La distance entre Capestang et Béziers est aussi courte que riche en paysages et ouvrages remarquables. Le Canal se fraye un chemin dans l’exceptionnel Etang de Montady dominé par l’Oppidum d’Ensérune. Cet immense espace agricole irrigué par des canaux est la dernière étape avant l’arrêt « obligatoire » aux 9 écluses de Fonséranes au sud de Béziers. Chaque année 10 000 bateaux de plaisance passent à cet endroit spectaculaire du fait de la succession des écluses et de la confluence du Canal avec la rivière Orb. Béziers, dominée par son imposante cathédrale St-Nazaire, n’est qu’à quelques centaines de mètres. Les badauds observent les « capitaines » manœuvrer les pénichettes et parfois les bateaux de mer qui s’aventurent dans cette succession de bassins et de portes coulissantes. Un éclusier surveille et dispense quelques conseils aux plus inexpérimentés.
- Les écluses de Fonséranes
- Ph : Zigzagthèque
Béziers marque l’entrée dans la dernière ligne droite de la randonnée. Parfois, le chemin de halage est doublé d’une véritable piste cyclable goudronnée ou les rollers se joignent aux vélos. L’air de la Méditerranée y envahit les narines. Portiragne et Marseillan sentent bon la « Grande Bleue ». Des carcasses de bateaux et des chevaux blancs sont autant de tâches dans les marais asséchés et les champs à l’herbe rase.
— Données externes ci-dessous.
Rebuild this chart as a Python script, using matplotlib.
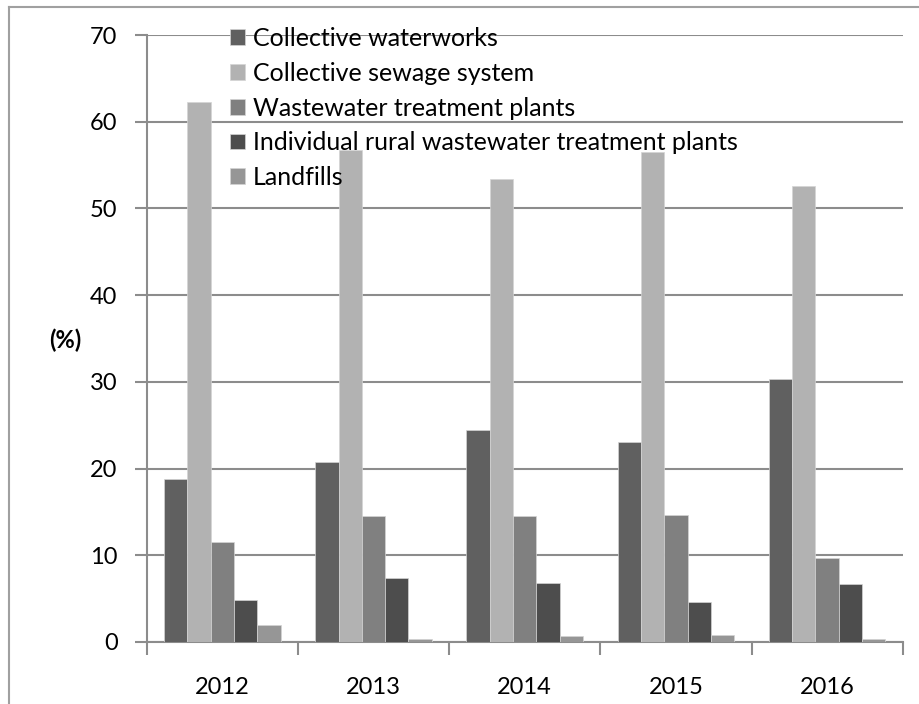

Là-bas, tout au bout du quartier « les Onglous » à Marseillan, le Canal finit sa course lente et régulière dans l’étang de Thau. L’odeur d’huîtres et de moules se mêle à celle du moteur qu’un pêcheur ne parvient pas à faire démarrer. Le vélo est posé contre le mur d’une maison abandonnée. Deux chats, puis trois, viennent renifler les sacs. Sans doute un reste de poisson séché parfume l’un d’eux. Pas un platane à l’horizon, pas un cyprès seulement des chats. La fin du voyage sonne, sans tambours ni trompette. Calme, tout est calme, ici, sans platane !
- Le canal termine sa course dans l’étang de Thau
- Ph : Zigzagthèque
* Le canal reliant Toulouse à Bordeaux fut construit ultérieurement.
* 1907, 1976 … deux révoltes firent couler le sang des viticulteurs et des forces de l’ordre.